Most modern baseplate compasses (Silva, Suunto, Brunton) have an adjustable declination ring — a small dial or screw mechanism that rotates the north marker on the compass housing relative to the needle. Once set to the local declination value, all subsequent bearings taken with the compass are automatically corrected — no mental arithmetic required at each bearing.

To set declination:

• Find the declination adjustment screw or dial (on the base of the compass housing or on the rotating bezel)
• Turn the adjustment until the declination marker aligns with the local declination value on the scale — east values go one direction, west values the other
• Once set, the compass reads grid north (map north) directly — the red end of the needle aligns with the adjusted north marker, not with the absolute north marker

Mental correction (fixed-bezel compasses)
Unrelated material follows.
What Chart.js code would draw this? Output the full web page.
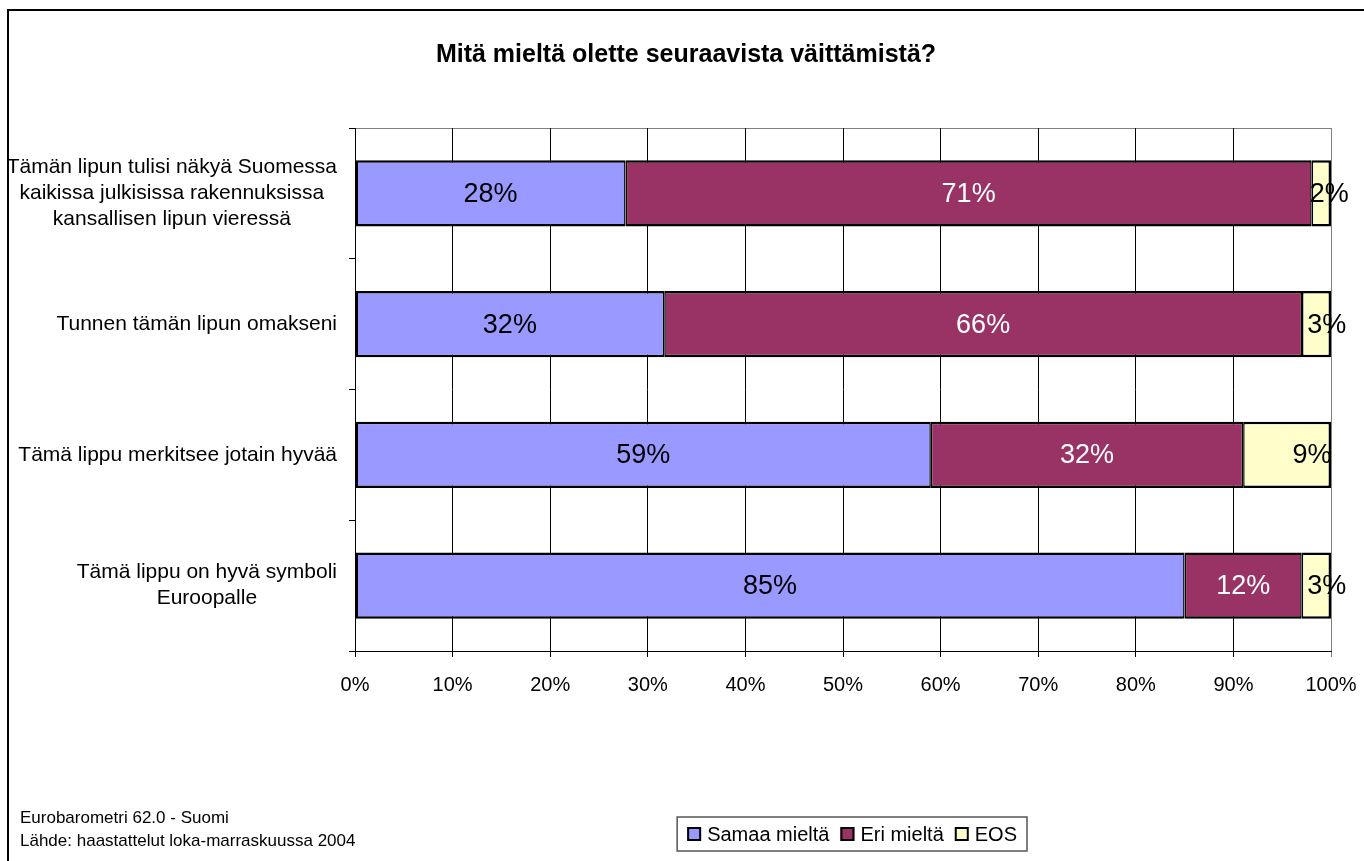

For compasses without an adjustable declination mechanism:

• Determine the local declination from a map or the NOAA calculator
• When converting a map bearing to a compass bearing: if declination is east, add the value; if west, subtract
• When converting a compass bearing to a map bearing: reverse the operation
• The mnemonic: “East is least, west is best” — if declination is east (most of Europe), the true bearing from the map is less than (subtract to get) the magnetic bearing you’ll walk; if declination is west, the true bearing is more than the magnetic bearing

When Declination Matters Most

Declination correction matters most when:

• You are navigating by compass bearing in reduced visibility (cloud, mist, whiteout) over distances greater than 500m
• You are dead reckoning from a known position across featureless terrain (plateau, glacier, moorland)
• You are taking a back-bearing to confirm your position relative to a known feature
• You are using a compass to orient a map in order to identify features by direction

Declination matters less when:

• You are following a clearly marked path where the compass is used only for rough directional confirmation
• The navigation leg is short (under 200m) and the destination is visible
• You are using a GPS device that corrects for declination automatically

The discipline is knowing which situation you’re in. On a clear day following waymarked trails, declination is an interesting fact. In a whiteout on a plateau with no visible landmarks, it is the difference between finding the hut and walking over a cliff.